En fonction du pourcentage du PIB, la France se positionne à la vingt-septième place, ayant contribué avec 0,07 % de son PIB, juste après la Grèce (0,09 %). L’aide de la France a progressivement diminué depuis le début de l’invasion de l’Ukraine par la Russie – la France occupait la vingt-quatrième place en avril 2023, et la treizième en été 2022.
Que savons-nous des tensions à la frontière entre l’Ukraine et la Pologne ?
Les tensions entre l’Ukraine et la Pologne sont palpables depuis plusieurs mois, due principalement au transit de céréales ukrainiennes. Au printemps 2022, l’Union européenne a mis en œuvre des « voies de solidarité » pour faciliter l’exportation et la vente de produits agricoles ukrainiens sans tarifs douaniers vers l’Afrique et le Moyen-Orient. La Fondation Farm, une organisation axée sur les questions agricoles mondiales, a révélé que près de la moitié des céréales ukrainiennes transitent ou finissent leur voyage au sein de l’UE.
Ces céréales sont proposées à un prix nettement inférieur au blé produit en UE, en particulier dans les pays de l’Europe centrale. Cela a poussé la Pologne, la Bulgarie, la Hongrie, la Roumanie et la Slovaquie à bloquer leurs importations en avril 2023, arguant que ces céréales destabilisent leur marché local et les revenus de leurs agriculteurs. Bruxelles a accepté cet embargo à condition qu’il ne bloque pas le transit vers d’autres pays et qu’il ne dure que quatre mois.
Cependant, estimant que le problème sous-jacent n’était pas résolu, Varsovie a refusé de rouvrir sa frontière aux céréales ukrainiennes à la fin de l’été. Ce qui pour Bruxelles, n’était plus justifié puisque leurs analyses ont démontré qu’il n’y avait plus de distorsion des marchés nationaux pour les céréales.
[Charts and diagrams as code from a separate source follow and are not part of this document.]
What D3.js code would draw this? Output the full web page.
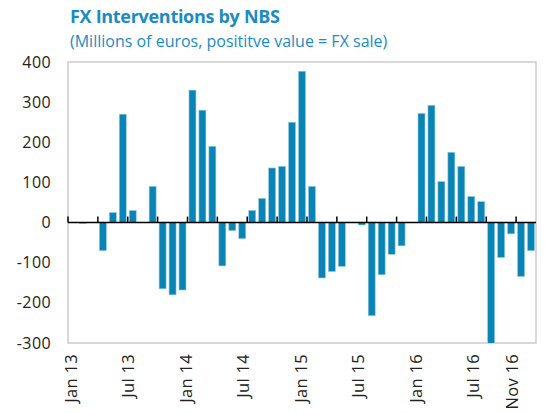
<!DOCTYPE html>
<html>
<head>
<meta charset="utf-8">
<script src="https://cdn.jsdelivr.net/npm/d3@7"></script>
<style>
  body { margin: 0; background: #fff; }
  text { font-family: "Open Sans", sans-serif; }
</style>
</head>
<body>
<div id="container"></div>
<script>
/* DATA */
const months = [
  "Jan 13","Feb 13","Mar 13","Apr 13","May 13","Jun 13","Jul 13","Aug 13","Sep 13","Oct 13","Nov 13","Dec 13",
  "Jan 14","Feb 14","Mar 14","Apr 14","May 14","Jun 14","Jul 14","Aug 14","Sep 14","Oct 14","Nov 14","Dec 14",
  "Jan 15","Feb 15","Mar 15","Apr 15","May 15","Jun 15","Jul 15","Aug 15","Sep 15","Oct 15","Nov 15","Dec 15",
  "Jan 16","Feb 16","Mar 16","Apr 16","May 16","Jun 16","Jul 16","Aug 16","Sep 16","Oct 16","Nov 16"
];
const interventions = [
  0, -2, 0, -70, 25, 270, 30, 0, 90, -165, -180, -168,
  330, 280, 190, -108, -20, -40, 30, 60, 136, 140, 250, 377,
  90, -138, -122, -109, 0, -6, -232, -130, -79, -58, 0, 272,
  292, 102, 175, 140, 65, 52, -305, -87, -28, -134, -70
];
const yTicks = [-300, -200, -100, 0, 100, 200, 300, 400];
const xLabels = ["Jan 13","Jul 13","Jan 14","Jul 14","Jan 15","Jul 15","Jan 16","Jul 16","Nov 16"];

/* LAYOUT */
const W = 545, H = 413;
const margin = { top: 62, right: 9, bottom: 70, left: 68 };
const width = W - margin.left - margin.right;
const height = H - margin.top - margin.bottom;
const blue = "#0a84b4";

const svg = d3.select("#container")
  .append("svg")
  .attr("width", W)
  .attr("height", H);

const chart = svg.append("g")
  .attr("transform", `translate(${margin.left}, ${margin.top})`);

// Scales
const xScale = d3.scaleBand()
  .domain(months)
  .range([0, width])
  .paddingInner(0.3)
  .paddingOuter(0.15);

const yScale = d3.scaleLinear()
  .domain([-300, 400])
  .range([height, 0]);

// label positions drift a bit in the original, so they get their own scale
const labelScale = d3.scaleLinear()
  .domain([0, months.length - 1])
  .range([3, width - 24]);

svg.append("defs").append("clipPath")
  .attr("id", "plot-clip")
  .append("rect")
  .attr("width", width)
  .attr("height", height);

// Plot frame
chart.append("rect")
  .attr("width", width)
  .attr("height", height)
  .attr("fill", "none")
  .attr("stroke", "#cccccc")
  .attr("stroke-width", 1.5);

// Bars
chart.append("g")
  .attr("clip-path", "url(#plot-clip)")
  .selectAll(".bar")
  .data(months.map((m, i) => ({ month: m, value: interventions[i] })))
  .enter()
  .append("rect")
  .attr("class", "bar")
  .attr("x", d => xScale(d.month))
  .attr("y", d => yScale(Math.max(0, d.value)))
  .attr("width", xScale.bandwidth())
  .attr("height", d => Math.abs(yScale(d.value) - yScale(0)))
  .attr("fill", blue)
  .attr("stroke", "#8ecbe4")
  .attr("stroke-width", 0.6);

// Zero line with quarterly ticks
const step = xScale.step();
const x0 = d => xScale(d) - xScale.paddingInner() * step / 2;
chart.append("line")
  .attr("x1", 0)
  .attr("x2", width)
  .attr("y1", yScale(0))
  .attr("y2", yScale(0))
  .attr("stroke", "#000")
  .attr("stroke-width", 1.5);

chart.selectAll(".qtick")
  .data(months.filter((m, i) => i % 3 === 0))
  .enter()
  .append("line")
  .attr("class", "qtick")
  .attr("x1", d => Math.max(0, x0(d)))
  .attr("x2", d => Math.max(0, x0(d)))
  .attr("y1", yScale(0))
  .attr("y2", yScale(0) - 6)
  .attr("stroke", "#000")
  .attr("stroke-width", 1.5);

// Y-axis labels
chart.selectAll(".ylab")
  .data(yTicks)
  .enter()
  .append("text")
  .attr("class", "ylab")
  .attr("x", -17)
  .attr("y", d => yScale(d))
  .attr("dy", "0.35em")
  .attr("text-anchor", "end")
  .attr("font-size", 16)
  .attr("letter-spacing", 0.4)
  .attr("fill", "#222")
  .text(d => d);

// X-axis labels (rotated)
chart.selectAll(".xlab")
  .data(xLabels)
  .enter()
  .append("text")
  .attr("class", "xlab")
  .attr("transform", d => `translate(${labelScale(months.indexOf(d))}, ${height + 11}) rotate(-90)`)
  .attr("dy", "0.35em")
  .attr("text-anchor", "end")
  .attr("font-size", 16.5)
  .attr("letter-spacing", 0.3)
  .attr("fill", "#222")
  .text(d => d);

// Title
svg.append("text")
  .attr("x", 70)
  .attr("y", 23)
  .attr("font-size", 18)
  .attr("font-weight", "bold")
  .attr("fill", "#1a8cc4")
  .attr("letter-spacing", -0.3)
  .text("FX Interventions by NBS");

svg.append("text")
  .attr("x", 70)
  .attr("y", 47)
  .attr("font-size", 16)
  .attr("fill", "#1a8cc4")
  .text("(Millions of euros, posititve value = FX sale)");
</script>
</body>
</html>
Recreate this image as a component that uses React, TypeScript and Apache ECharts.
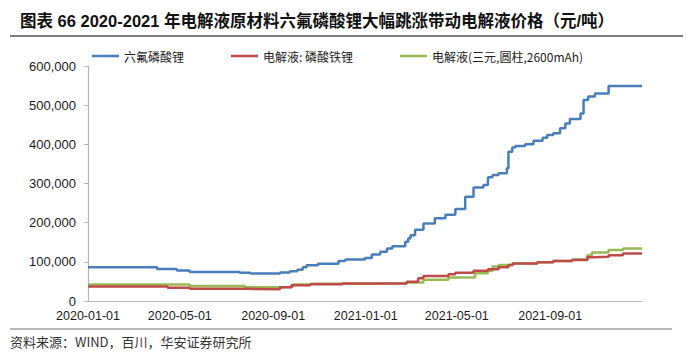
import React, { useEffect, useRef } from "react";
import * as echarts from "echarts";

const titleText = "图表 66 2020-2021 年电解液原材料六氟磷酸锂大幅跳涨带动电解液价格（元/吨）";
const sourceText = "资料来源：WIND，百川，华安证券研究所";
const seriesNames = ["六氟磷酸锂", "电解液: 磷酸铁锂", "电解液(三元,圆柱,2600mAh)"];
const xTickDates = ["2020-01-01", "2020-05-01", "2020-09-01", "2021-01-01", "2021-05-01", "2021-09-01"];

const lipf6Dates = [
  "2020-01-01", "2020-04-01", "2020-04-27", "2020-05-14", "2020-07-19", "2020-08-02", "2020-09-01",
  "2020-09-10", "2020-09-23", "2020-10-03", "2020-10-10", "2020-10-15", "2020-10-30", "2020-11-26",
  "2020-12-05", "2020-12-31", "2021-01-09", "2021-01-20", "2021-01-29", "2021-02-05", "2021-02-22",
  "2021-02-26", "2021-03-01", "2021-03-07", "2021-03-18", "2021-04-02", "2021-04-16", "2021-04-29",
  "2021-05-12", "2021-05-23", "2021-06-05", "2021-06-11", "2021-06-17", "2021-06-25", "2021-07-06",
  "2021-07-08", "2021-07-13", "2021-07-17", "2021-07-30", "2021-08-10", "2021-08-22", "2021-08-28",
  "2021-09-05", "2021-09-14", "2021-09-21", "2021-09-27", "2021-10-11", "2021-10-15", "2021-10-21",
  "2021-10-30", "2021-11-17", "2021-12-31",
];
const lipf6Values = [
  86000, 82000, 78000, 74000, 72000, 70000, 70000,
  73000, 76000, 80000, 86000, 91000, 95000, 102000,
  106000, 110000, 119000, 126000, 134000, 140000, 151000,
  160000, 168000, 182000, 198000, 211000, 220000, 235000,
  266000, 290000, 296000, 316000, 322000, 326000, 339000,
  381000, 392000, 396000, 400000, 409000, 417000, 424000,
  428000, 441000, 453000, 465000, 479000, 513000, 522000,
  530000, 549000, 549000,
];

const lfpDates = [
  "2020-01-01", "2020-04-15", "2020-05-14", "2020-07-26", "2020-09-10", "2020-09-25", "2020-10-20",
  "2020-12-01", "2021-02-24", "2021-03-11", "2021-03-18", "2021-04-20", "2021-04-29", "2021-05-23",
  "2021-06-11", "2021-06-25", "2021-07-08", "2021-07-14", "2021-08-15", "2021-09-05", "2021-09-30",
  "2021-10-20", "2021-10-28", "2021-11-17", "2021-12-06", "2021-12-31",
];
const lfpValues = [
  37000, 34000, 31000, 30000, 35000, 40000, 43000,
  45000, 49000, 58000, 64000, 68000, 72000, 77000,
  81000, 86000, 92000, 96000, 99000, 102000, 105000,
  112000, 113000, 117000, 121000, 121000,
];

const nmcDates = [
  "2020-01-01", "2020-05-14", "2020-07-26", "2020-09-10", "2020-09-27", "2020-10-20", "2020-12-01",
  "2021-02-24", "2021-03-18", "2021-04-20", "2021-05-25", "2021-06-11", "2021-06-17", "2021-06-25",
  "2021-07-13", "2021-08-15", "2021-09-05", "2021-09-30", "2021-10-20", "2021-10-26", "2021-11-17",
  "2021-12-06", "2021-12-31",
];
const nmcValues = [
  42000, 38000, 35000, 36000, 42000, 44000, 45000,
  47000, 54000, 60000, 71000, 77000, 88000, 92000,
  96000, 99000, 102000, 106000, 117000, 124000, 130000,
  134000, 134000,
];

const colors = ["#4a7ebb", "#be4b48", "#98b954"];

function ts(s: string): number {
  const [y, m, d] = s.split("-").map(Number);
  return Date.UTC(y, m - 1, d);
}
function fmt(v: number): string {
  const d = new Date(v);
  const p = (n: number) => (n < 10 ? "0" + n : "" + n);
  return d.getUTCFullYear() + "-" + p(d.getUTCMonth() + 1) + "-" + p(d.getUTCDate());
}
function pairs(dates: string[], vals: number[]) {
  return dates.map((d, i) => [ts(d), vals[i]]);
}

export default function App() {
  const ref = useRef<HTMLDivElement>(null);
  useEffect(() => {
    if (!ref.current) return;
    const chart = echarts.init(ref.current, null, { renderer: "svg" });
    const cjk = "'Noto Sans CJK SC', sans-serif";
    const latin = "'Liberation Sans', Arial, 'Noto Sans CJK SC', sans-serif";
    const dataSets = [pairs(lipf6Dates, lipf6Values), pairs(lfpDates, lfpValues), pairs(nmcDates, nmcValues)];
    chart.setOption({
      animation: false,
      backgroundColor: "#ffffff",
      title: {
        text: titleText,
        left: 15,
        top: 8,
        textStyle: { fontSize: 16.5, fontWeight: "bold", fontFamily: latin, color: "#111" },
      },
      legend: {
        left: 92,
        top: 49,
        padding: 0,
        icon: "rect",
        itemWidth: 27,
        itemHeight: 2.5,
        itemGap: 47,
        textStyle: { fontSize: 12, fontFamily: cjk, color: "#222", lineHeight: 14 },
        data: seriesNames,
      },
      grid: { left: 88, right: 58, top: 66, bottom: 62, containLabel: false },
      xAxis: {
        type: "value",
        min: ts("2020-01-01"),
        max: ts("2021-12-31"),
        axisLine: { lineStyle: { color: "#b8b8b8", width: 1.2 } },
        axisTick: { show: false },
        splitLine: { show: false },
        axisLabel: {
          customValues: xTickDates.map(ts),
          formatter: (v: number) => fmt(v),
          fontSize: 12.5,
          fontFamily: latin,
          color: "#1a1a1a",
          margin: 9,
          hideOverlap: false,
        },
      },
      yAxis: {
        type: "value",
        min: 0,
        max: 600000,
        interval: 100000,
        axisLine: { show: true, lineStyle: { color: "#b8b8b8", width: 1.2 } },
        axisTick: { show: true, inside: false, length: 4, lineStyle: { color: "#b8b8b8" } },
        splitLine: { show: false },
        axisLabel: {
          fontSize: 13,
          fontFamily: latin,
          color: "#1a1a1a",
          margin: 12,
          formatter: (v: number) => v.toLocaleString("en-US"),
        },
      },
      graphic: [
        { type: "line", shape: { x1: 10, y1: 36, x2: 683, y2: 36 }, style: { stroke: "#555", lineWidth: 1.5 } },
        { type: "line", shape: { x1: 10, y1: 329, x2: 672, y2: 329 }, style: { stroke: "#777", lineWidth: 1.2 } },
        {
          type: "text",
          left: 10,
          top: 335,
          style: { text: sourceText, fontSize: 13, fontFamily: cjk, fill: "#333" },
        },
      ],
      series: seriesNames.map((name, i) => ({
        name,
        type: "line",
        step: "end",
        symbol: "none",
        showSymbol: false,
        data: dataSets[i],
        z: i === 0 ? 2 : i === 1 ? 4 : 3,
        lineStyle: { color: colors[i], width: 2.5 },
        itemStyle: { color: colors[i] },
      })),
    });
    return () => chart.dispose();
  }, []);
  return (
    <div
      ref={ref}
      style={{ position: "fixed", left: 0, top: 0, width: 700, height: 363, background: "#fff" }}
    />
  );
}
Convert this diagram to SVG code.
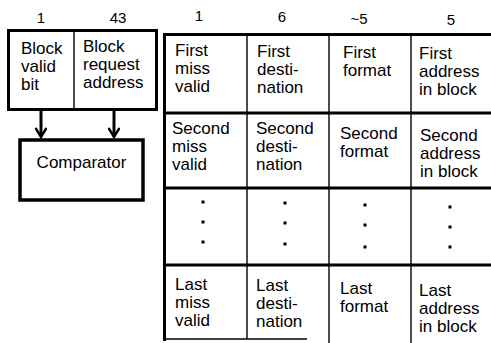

Les protestataires agricoles de la Pologne ont mis en place un barrage à la frontière entre l’Ukraine et leur nation dans l’objectif de stopper l’entrée des camions ukrainiens. Ils demandent une interdiction totale des marchandises agroalimentaires ukrainiennes, soulignant l’augmentation de leurs frais de production conjuguée à la saturation des silos et des magasins tout en faisant face à des prix extrêmement bas. Le président ukrainien, au début de 2024, a exprimé que le blocus de la frontière avec la Pologne était une preuve de la « dégradation de la solidarité » envers son pays et a sollicité des discussions avec la Pologne. Il a ajouté que seul le côté russe pourrait être ravi de ces frictions, critiquant la « montée de slogans franchement pro-Poutine ».